To the ancient Greeks, the September equinox marked the return of the goddess Persephone to the darkness of the underworld, where she is reunited with Hades, her husband.
Famously, Persephone was abducted from her mother, the goddess of harvest Demeter, and taken to the underworld to become the wife of Hades.
After a period of mourning and despair, Demeter eventually won her daughter back, but only for a number of months out of the year – the exact number varies between six and nine months. When Persephone is in the underworld, Demeter refuses to use her divinity to make crops grow, explaining why we have winter.
The word “equinox” comes from the Latin words “Aequi”, which means equal, and “nox”, which means night. On the equinox, day and night are almost equal in length across the planet.
Traditionally it is a time to honor the harvest, and the Greeks weren’t the only ones celebrating the end of summer.
In Mayan culture, at the precise moment of the equinox, an enormous snake of sunlight slithers down the staircase of the main pyramid at Chichen Itza in Mexico – an incredible feat of construction and astronomical calculations.
In Japanese culture, the autumn equinox is celebrated by Buddhists with the tradition of “Higan”, a festival lasting for seven days and a time to remember deceased relatives, as well as the passing of the seasons. The word Higan actually means the “other shore”, referring to the spirits of the dead reaching Nirvana.
The day also has roots in Paganism, with druids still gathering at England’s Stonehenge every year to mark the equinox, watching the sun rise above the famous towering stones. As part of the pagan festival of Mabon, animals would be slaughtered in order to provide enough food for the winter.
According to modern pagan tradition, Mabon was named after a character from Welsh mythology, considered to be the god of light and the son of Earth Mother Modron. Hundreds of pagans still gather in forests or at home, as well as sacred sites, marking the day with their family and friends using seasonal foods, such as root vegetables, apples, grapes, and other seasonal products.

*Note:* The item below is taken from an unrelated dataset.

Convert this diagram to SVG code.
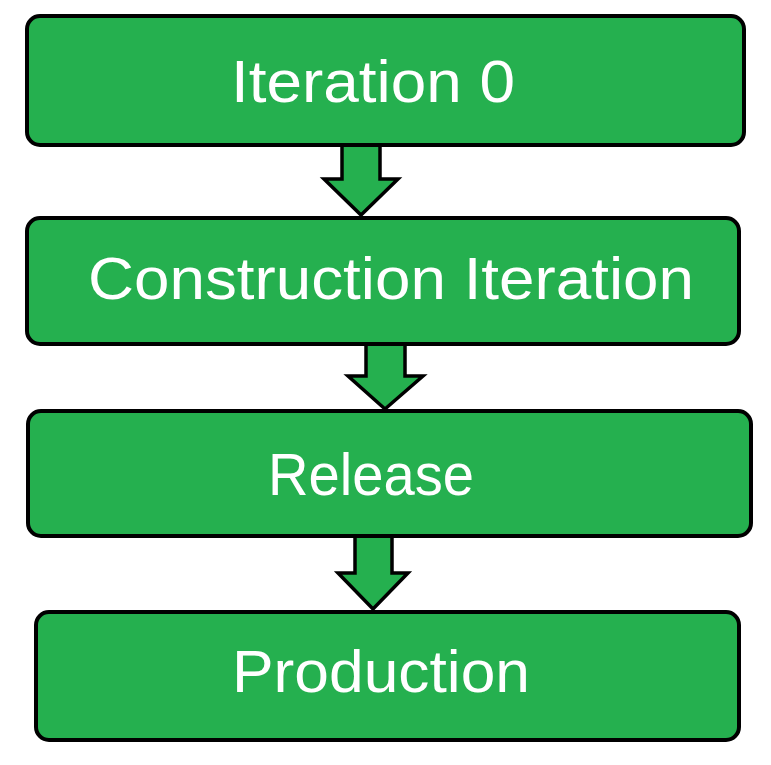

Even if trekking to a sacred site is a little bit too much effort, there are still multiple ways you can celebrate the equinox – which falls on September 22 - and make it meaningful to you.
Make a gratitude list; the equinox is a time to feel grateful for the harvest but you can also show gratitude for things in your life. Gratitude brings abundance, and so it’s a great way to bring more good things into your life.
Restore balance; especially at home. It’s a great day to reinstate equilibrium in the home and have a clear out, making space for other things to grow over the winter.
Tend a fire. It could be as little as lighting a candle, or as big as hosting a bonfire (in accordance with city regulations of course), to acknowledge the light within the dark. Write things you wish to let go of and things you wish to move forward with long term. Winter is a time for hibernating, for rebuilding energy for the spring, so it’s important to do this intentionally.
And once you have your intentions, you can write them on a piece of paper and throw them into the fire, or whisper them into your candle flame.
However you choose to celebrate this equinox, gratitude for what the year has brought is the key theme and one that has remained a tradition for centuries.